Ask five stakeholders who owns cloud costs and you may receive five different answers.
- Finance believes it owns cost governance.
- Engineering believes it drives consumption.
- Platform teams influence architecture.
- Procurement negotiates contracts.
- Executives approve budgets.
The result is confusion around who owns cloud decisions related to spending.
Without ownership, accountability disappears. Without accountability, optimization becomes optional.
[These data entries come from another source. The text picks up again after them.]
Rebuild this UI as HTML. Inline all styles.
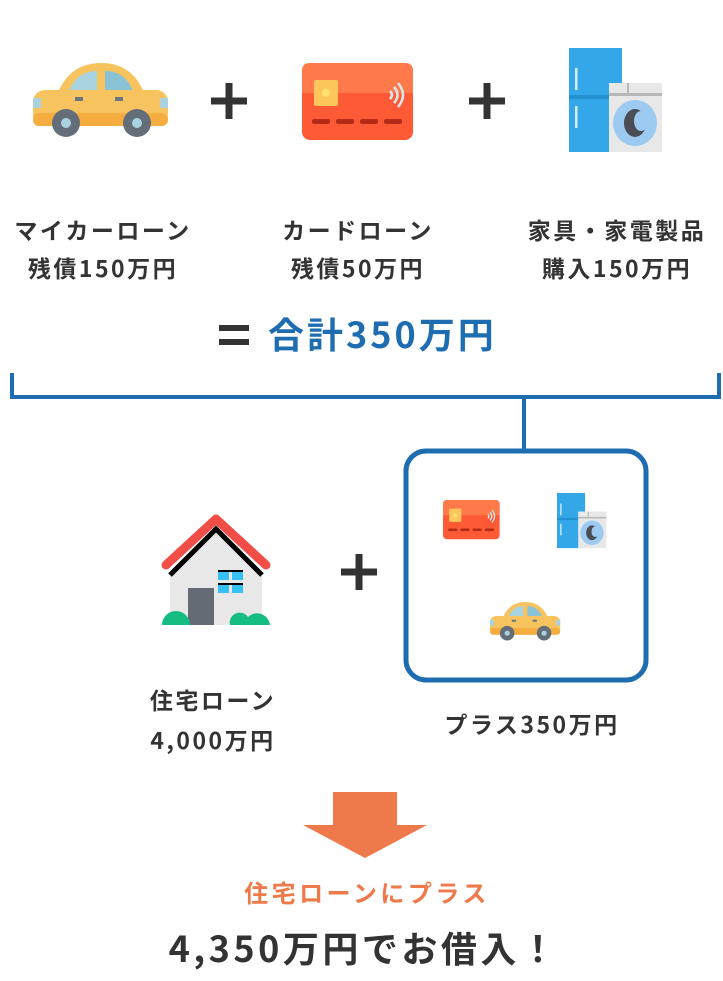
<!DOCTYPE html>
<html><head><meta charset="utf-8"><style>
html,body{margin:0;padding:0;background:#fff;}
body{width:723px;height:976px;overflow:hidden;}
svg text{font-family:"Noto Sans CJK JP","Liberation Sans",sans-serif;font-weight:bold;}
</style></head><body>
<svg width="723" height="976" viewBox="0 0 723 976" xmlns="http://www.w3.org/2000/svg">
<defs>
<g id="car">
  <path d="M24 32 Q36 0 68 0 Q100 0 112 32 Z" fill="#f7c35f"/>
  <path d="M36 28 Q44 8 64 8 L64 28 Z" fill="#a8d2e0"/>
  <path d="M72 8 Q92 8 100 28 L72 28 Z" fill="#8ac2d6"/>
  <rect x="0" y="27" width="135" height="36" rx="12" fill="#f7c35f"/>
  <rect x="0" y="50" width="135" height="13" rx="6" fill="#f5ad3f"/>
  <rect x="0" y="35" width="8" height="10" fill="#a8d2e0"/>
  <rect x="127" y="35" width="8" height="10" fill="#a8d2e0"/>
  <rect x="42" y="34" width="8" height="4" fill="#6b7580"/>
  <rect x="82" y="34" width="8" height="4" fill="#6b7580"/>
  <circle cx="33" cy="60" r="14" fill="#646e78"/><circle cx="33" cy="60" r="5" fill="#a8d2e0"/>
  <circle cx="104" cy="60" r="14" fill="#646e78"/><circle cx="104" cy="60" r="5" fill="#a8d2e0"/>
</g>
<g id="card">
  <rect x="0" y="0" width="111" height="77" rx="8" fill="#ff5a36"/>
  <path d="M0 8 Q0 0 8 0 L103 0 Q111 0 111 8 L111 30 L0 30 Z" fill="#ff7a4a"/>
  <rect x="12" y="17" width="24" height="26" rx="2" fill="#fdc65a"/>
  <circle cx="24" cy="30" r="4" fill="#ffe070"/>
  <path d="M88 28 q4 4 0 8 M92 24 q7 8 0 16 M96 20 q10 12 0 24" stroke="#d8e6f0" stroke-width="2.5" fill="none"/>
  <rect x="10" y="56" width="18" height="5" rx="2" fill="#b52a17"/>
  <rect x="34" y="56" width="18" height="5" rx="2" fill="#b52a17"/>
  <rect x="58" y="56" width="18" height="5" rx="2" fill="#b52a17"/>
  <rect x="82" y="56" width="18" height="5" rx="2" fill="#b52a17"/>
</g>
<g id="app">
  <rect x="0" y="0" width="53" height="104" fill="#33a7e8"/>
  <rect x="0" y="47" width="53" height="4" fill="#2191cf"/>
  <rect x="6" y="20" width="2.5" height="22" fill="#d8ecf8"/>
  <rect x="6" y="58" width="2.5" height="22" fill="#d8ecf8"/>
  <rect x="40" y="35" width="53" height="69" fill="#e8e8e8"/>
  <rect x="40" y="45" width="53" height="3" fill="#b8b8b8"/>
  <rect x="58" y="35" width="2" height="10" fill="#b8b8b8"/>
  <ellipse cx="66" cy="75" rx="22" ry="23" fill="#9ccaf0"/>
  <ellipse cx="66" cy="75" rx="11" ry="14" fill="#4a4e54"/>
  <ellipse cx="72" cy="73" rx="7" ry="10" fill="#9ccaf0"/>
</g>
<g id="plus"><rect x="-18" y="-3.5" width="36" height="7" fill="#333"/><rect x="-3.5" y="-18" width="7" height="36" fill="#333"/></g>
</defs>

<use href="#car" x="33" y="63"/>
<use href="#plus" x="229" y="101"/>
<use href="#card" x="302" y="63"/>
<use href="#plus" x="487" y="101"/>
<use href="#app" x="569" y="48"/>

<g fill="#333" font-size="23" letter-spacing="2.5" text-anchor="middle">
<text x="103" y="239">マイカーローン</text>
<text x="103" y="277">残債150万円</text>
<text x="358" y="239">カードローン</text>
<text x="358" y="277">残債50万円</text>
<text x="617" y="239">家具・家電製品</text>
<text x="617" y="277">購入150万円</text>
</g>
<rect x="219" y="325" width="30" height="6" fill="#333"/>
<rect x="219" y="339" width="30" height="6" fill="#333"/>
<text x="268" y="348" font-size="36" letter-spacing="3" fill="#1e6db1">合計350万円</text>

<path d="M12 373 V397 H719 V373" stroke="#1e6db1" stroke-width="4" fill="none"/>
<path d="M524 397 V450" stroke="#1e6db1" stroke-width="4"/>
<rect x="406" y="451" width="240" height="229" rx="20" stroke="#1e6db1" stroke-width="5" fill="none"/>

<!-- house -->
<g>
  <polygon points="170,625 170,572 216,526 262,572 262,625" fill="#e8e8e8"/>
  <path d="M170 575 L216 529 L262 575" stroke="#000" stroke-width="5" fill="none"/>
  <path d="M166 565 L216 519 L266 565" stroke="#f04e46" stroke-width="9" stroke-linecap="round" stroke-linejoin="round" fill="none"/>
  <rect x="218" y="570" width="11" height="10" fill="#35c1f6"/><rect x="232" y="570" width="11" height="10" fill="#35c1f6"/>
  <rect x="218" y="583" width="11" height="10" fill="#35c1f6"/><rect x="232" y="583" width="11" height="10" fill="#35c1f6"/>
  <rect x="218" y="570" width="25" height="2" fill="#000"/><rect x="218" y="583" width="25" height="2" fill="#000"/>
  <rect x="188" y="588" width="26" height="37" fill="#656b74"/>
  <path d="M162 625 a14 14 0 0 1 28 0 Z" fill="#16bd82"/>
  <path d="M230 625 a10 10 0 0 1 18 -8 a13 13 0 0 1 22 8 Z" fill="#16bd82"/>
</g>
<use href="#plus" x="359" y="572"/>

<use href="#card" transform="translate(443,500) scale(0.51)"/>
<use href="#app" transform="translate(557,493) scale(0.53)"/>
<use href="#car" transform="translate(490,602) scale(0.52)"/>

<g fill="#333" font-size="23" letter-spacing="2.5" text-anchor="middle">
<text x="213" y="709">住宅ローン</text>
<text x="213" y="749">4,000万円</text>
<text x="532" y="733">プラス350万円</text>
</g>

<rect x="333" y="792" width="64" height="34" fill="#ee7a4c"/>
<polygon points="303,825 427,825 365,858" fill="#ee7a4c"/>
<text x="367" y="902" font-size="24" letter-spacing="3.5" fill="#ee7a4c" text-anchor="middle">住宅ローンにプラス</text>
<text x="364" y="962" font-size="36" letter-spacing="3.5" fill="#333" text-anchor="middle">4,350万円でお借入！</text>
</svg>
</body></html>
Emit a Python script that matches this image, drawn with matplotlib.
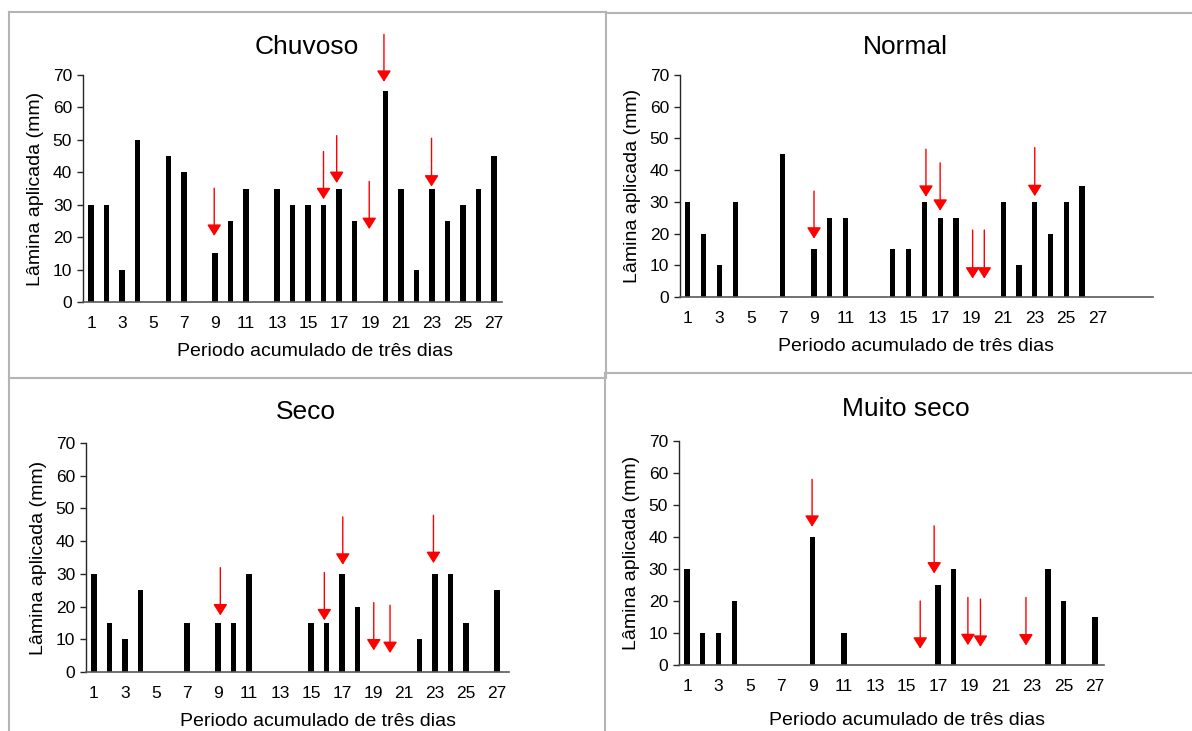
import matplotlib
matplotlib.use("Agg")
import matplotlib.pyplot as plt
from matplotlib.lines import Line2D
import numpy as np

plt.rcParams['font.family'] = ['Liberation Sans', 'DejaVu Sans']

periods = list(range(1, 28))
xtick_labels = [str(i) for i in range(1, 28, 2)]

titles = ["Chuvoso", "Normal", "Seco", "Muito seco"]
xlabel = "Periodo acumulado de três dias"
ylabel = "Lâmina aplicada (mm)"

chuvoso = [30, 30, 10, 50, 0, 45, 40, 0, 15, 25, 35, 0, 35, 30, 30, 30, 35, 25, 0, 65, 35, 10, 35, 25, 30, 35, 45]
normal = [30, 20, 10, 30, 0, 0, 45, 0, 15, 25, 25, 0, 0, 15, 15, 30, 25, 25, 0, 0, 30, 10, 30, 20, 30, 35, 0]
seco = [30, 15, 10, 25, 0, 0, 15, 0, 15, 15, 30, 0, 0, 0, 15, 15, 30, 20, 0, 0, 0, 10, 30, 30, 15, 0, 25]
muito_seco = [30, 10, 10, 20, 0, 0, 0, 0, 40, 0, 10, 0, 0, 0, 0, 0, 25, 30, 0, 0, 0, 0, 0, 30, 20, 0, 15]

# red arrow markers: x position, tail value, tip value
chuvoso_arrow_x = [8.95, 16.0, 16.85, 18.95, 19.9, 22.97]
chuvoso_arrow_tail = [35.1, 46.4, 51.3, 37.2, 82.5, 50.5]
chuvoso_arrow_tip = [20.4, 31.7, 36.7, 22.5, 67.9, 35.6]

normal_arrow_x = [9.0, 16.1, 17.0, 19.06, 19.8, 23.0]
normal_arrow_tail = [33.4, 46.6, 42.3, 21.1, 21.1, 47.1]
normal_arrow_tip = [18.4, 31.6, 27.2, 5.8, 5.8, 31.8]

seco_arrow_x = [9.15, 15.86, 17.05, 19.05, 20.1, 22.9]
seco_arrow_tail = [31.9, 30.4, 47.4, 21.2, 20.4, 47.9]
seco_arrow_tip = [17.3, 15.8, 32.8, 6.6, 5.8, 33.3]

muito_arrow_x = [8.97, 15.86, 16.75, 18.9, 19.7, 22.6]
muito_arrow_tail = [58.0, 20.0, 43.5, 21.1, 20.6, 21.1]
muito_arrow_tip = [43.2, 5.1, 28.6, 6.2, 5.7, 6.1]

W, H = 1192, 731
fig = plt.figure(figsize=(W / 100, H / 100), dpi=100)

def px_axes(x0, y0, x1, y1):
    return fig.add_axes([x0 / W, 1 - y1 / H, (x1 - x0) / W, (y1 - y0) / H])

panels = [
    dict(box=(83.25, 75, 501.75, 302), xlim=(0.5, 27.5), vals=chuvoso,
         ax_=chuvoso_arrow_x, at=chuvoso_arrow_tail, ap=chuvoso_arrow_tip,
         tpad=15, tx=0.535, lx=0.554, lpad=9),
    dict(box=(680, 75, 1153, 297), xlim=(0.5, 30.5), vals=normal,
         ax_=normal_arrow_x, at=normal_arrow_tail, ap=normal_arrow_tip,
         tpad=15, tx=0.476, lx=0.5, lpad=9),
    dict(box=(86.25, 443, 509.4, 672), xlim=(0.5, 27.8), vals=seco,
         ax_=seco_arrow_x, at=seco_arrow_tail, ap=seco_arrow_tip,
         tpad=17, tx=0.519, lx=0.548, lpad=9),
    dict(box=(679.2, 441, 1104.4, 665), xlim=(0.5, 27.6), vals=muito_seco,
         ax_=muito_arrow_x, at=muito_arrow_tail, ap=muito_arrow_tip,
         tpad=18, tx=0.533, lx=0.536, lpad=13),
]

spine_col = '#262626'
for p, title in zip(panels, titles):
    ax = px_axes(*p['box'])
    ax.bar(periods, p['vals'], width=0.33, color='black', zorder=2)
    ax.set_xlim(*p['xlim'])
    ax.set_ylim(0, 70)
    ax.set_yticks(range(0, 71, 10))
    ax.set_xticks(range(1, 28, 2))
    ax.set_xticklabels(xtick_labels)
    for s in ['top', 'right']:
        ax.spines[s].set_visible(False)
    ax.spines['left'].set_color(spine_col)
    ax.spines['bottom'].set_color('#595959')
    ax.spines['left'].set_linewidth(1.0)
    ax.spines['bottom'].set_linewidth(1.2)
    ax.tick_params(axis='y', length=4, width=1, color=spine_col, pad=4, labelsize=12.5, labelcolor='black')
    ax.tick_params(axis='x', length=0, pad=10, labelsize=12.5, labelcolor='black')
    ax.set_xlabel(xlabel, fontsize=14, labelpad=p['lpad'])
    ax.xaxis.label.set_x(p['lx'])
    ax.set_ylabel(ylabel, fontsize=14, labelpad=6)
    ax.set_title(title, fontsize=19, pad=p['tpad'], x=p['tx'])
    for x, t, h in zip(p['ax_'], p['at'], p['ap']):
        ax.annotate('', xy=(x, h), xytext=(x, t), xycoords='data', textcoords='data',
                    annotation_clip=False,
                    arrowprops=dict(arrowstyle='-|>,head_length=0.68,head_width=0.43',
                                    color='#ff0000', lw=1.0, mutation_scale=10,
                                    shrinkA=0, shrinkB=0))

# chart frames (grey borders)
border = '#b4b4b4'
segments = [
    ((8.5, 12), (606, 12)), ((8.5, 12), (8.5, 731)), ((606, 12), (606, 378)),
    ((8.5, 378), (606, 378)), ((606, 13), (1192, 13)), ((606, 373), (1192, 373)),
    ((605, 373), (605, 731)),
]
for (x0, y0), (x1, y1) in segments:
    fig.add_artist(Line2D([x0 / W, x1 / W], [1 - y0 / H, 1 - y1 / H],
                          transform=fig.transFigure, color=border, lw=1.5))

fig.savefig('out.png', dpi=100)
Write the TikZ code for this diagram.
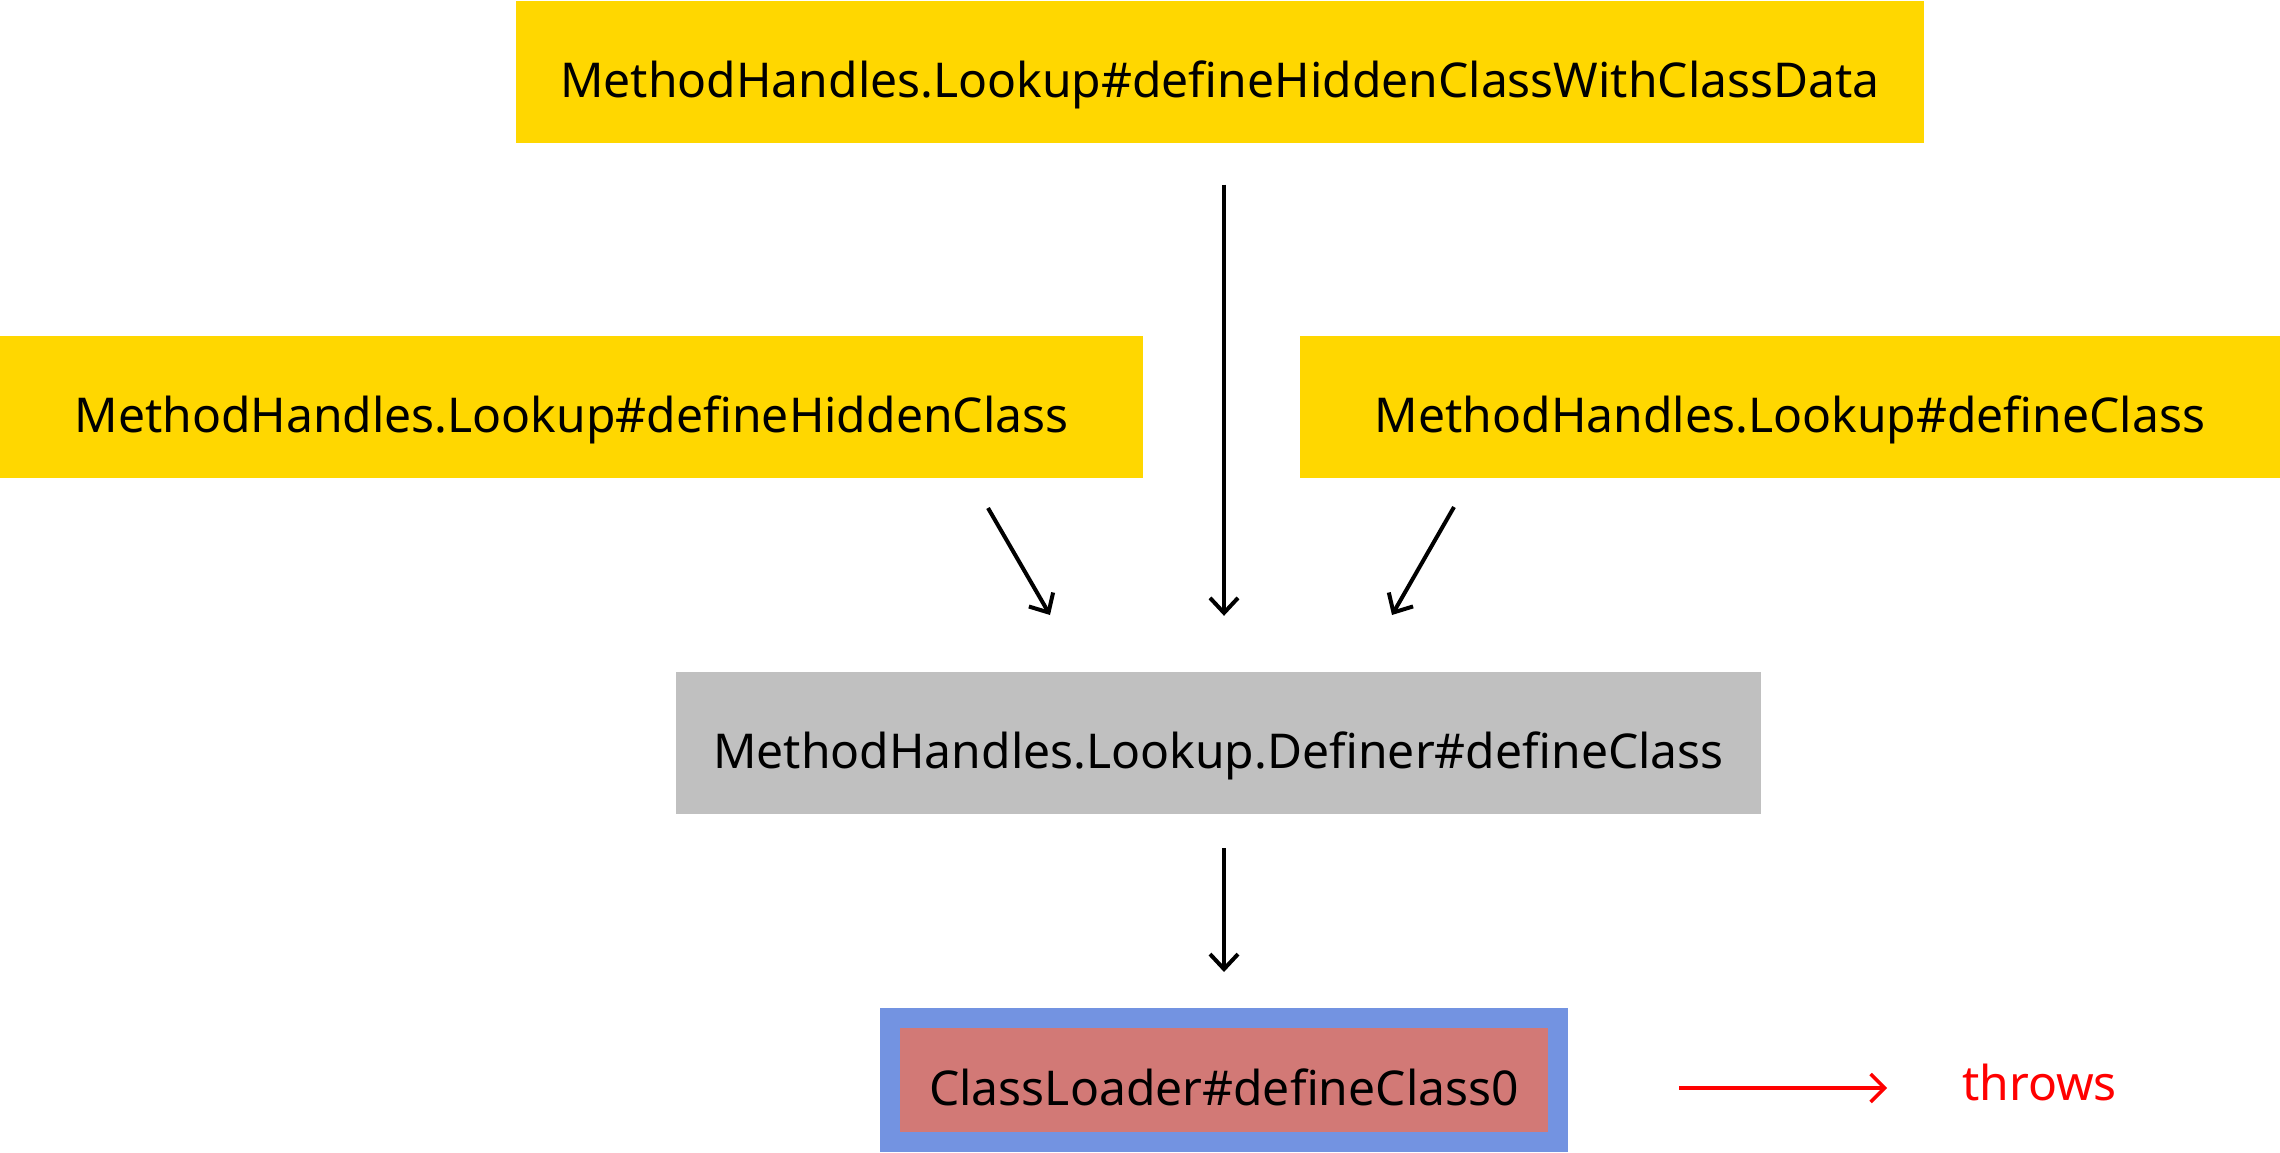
\documentclass[tikz,border=0pt]{standalone}
\usepackage{fontspec}
\setmainfont{Noto Sans}
\usepackage{tikz}
\usetikzlibrary{arrows.meta,positioning}
\definecolor{gold}{HTML}{FFD700}
\definecolor{silver}{HTML}{C0C0C0}
\definecolor{frameblue}{HTML}{7393E1}
\definecolor{rose}{HTML}{D27976}

\begin{document}
\begin{tikzpicture}[x=1pt, y=-1pt, every node/.style={font=\fontsize{48}{54}\selectfont, inner sep=0pt},
	box/.style={minimum height=142pt, text height=51pt, text depth=0pt},
	arr/.style={line width=4pt, -{Straight Barb[length=15pt,width=28pt,line width=4pt]}}]
				\useasboundingbox (0,0) rectangle (2280,1152);

				\node[box, fill=gold, minimum width=1408pt] (withdata) at (1220,71.5) {MethodHandles.Lookup\#defineHiddenClassWithClassData};
				\node[box, fill=gold, minimum width=1143pt] (hidden) at (571.5,407) {MethodHandles.Lookup\#defineHiddenClass};
				\node[box, fill=gold, minimum width=980pt] (define) at (1790,407) {MethodHandles.Lookup\#defineClass};
				\node[box, fill=silver, minimum width=1085pt] (definer) at (1218.5,743) {MethodHandles.Lookup.Definer\#defineClass};
				\node[box, fill=rose, draw=frameblue, line width=20pt, minimum width=668pt, minimum height=124pt] (loader) at (1224,1080) {ClassLoader\#defineClass0};

				\coordinate (axis) at (1224,0);
				\coordinate (hs) at (988,508);
				\coordinate (he) at (1050,615);
				\coordinate (ds) at (1454,507);
				\coordinate (de) at (1392,615);
				\draw[arr] (hs) -- (he);
				\draw[arr] (ds) -- (de);
				\draw[arr, shorten <=42pt, shorten >=56pt] (withdata.south -| axis) -- (definer.north -| axis);
				\draw[arr, shorten <=34pt, shorten >=36pt] (definer.south -| axis) -- (loader.north -| axis);

				\node[red, anchor=base west] (throws) at (1962,1100) {throws};
				\coordinate (ts) at (1679,1088);
				\draw[red, line width=3.5pt, -{Straight Barb[length=14pt,width=28pt,line width=3.5pt]}] (ts) -- ([xshift=-75pt]ts -| throws.west);

			\end{tikzpicture}
\end{document}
Mature organizations establish direct ownership for cloud economics.
The people generating consumption must have visibility into costs and authority to influence outcomes.
That alignment significantly improves cloud governance decision making.
The Missing Link Between Governance and Execution
Many governance models focus heavily on control.
Few focus equally on execution.
This gap explains why organizations often struggle to progress from foundational adoption toward advanced cloud operating model maturity.
Governance should answer three questions:
- Who decides?
- Who executes?
- Who is accountable for outcomes?
When those answers differ across teams, friction increases.
When those answers align, decision cycles shrink dramatically.
This is one reason mature organizations often appear faster even when operating in highly regulated industries.
They are not bypassing governance.
They have clarified it.
Building a Practical Cloud Decision Framework
A useful cloud decision framework does not attempt to document every possible scenario.
Instead, it focuses on recurring decisions.
Start by mapping authority across four domains:
| Domain | Primary Owner | Supporting Stakeholders |
| Architecture | Enterprise Architecture | Platform Engineering |
| Security | Security Leadership | Product Teams |
| Cost Management | Business Owner | Finance, Engineering |
| Deployment Operations | Platform Team | Application Teams |
The objective is not perfection.
The objective is clarity.
For every recurring cloud decision, identify:
- Decision owner;
- Required input providers;
- Escalation path;
- Accountability owner;
- Success metrics.
This approach creates a practical cloud decision framework that can adapt without becoming bureaucratic.
Rethinking the Enterprise Cloud Maturity Model
Traditional assessments often place technology capabilities at the center of evaluation.
A stronger enterprise cloud maturity model should include organizational decision quality.
Questions worth asking include:
- How long does a typical cloud decision take?
- How often do approvals require executive intervention?
- How many stakeholders can veto a deployment?
- How frequently are decision rights disputed?
- How often are governance meetings used to resolve ownership confusion?
These indicators often reveal more about cloud maturity than infrastructure metrics alone.
Technology can be purchased.
Decision quality must be designed.
Final Thoughts
The cloud industry has spent years discussing platforms, architectures, migration paths, and tooling.
Those conversations matter.
Yet the organizations that achieve sustained cloud maturity often succeed because they solve a different problem first.
- They define authority.
- They establish ownership.
- They remove ambiguity.
They create systems where decisions move efficiently without sacrificing accountability.
Technology determines what an organization can do.
Decision rights determine whether it actually gets done.
That distinction is becoming one of the most important characteristics separating mature cloud organizations from everyone else.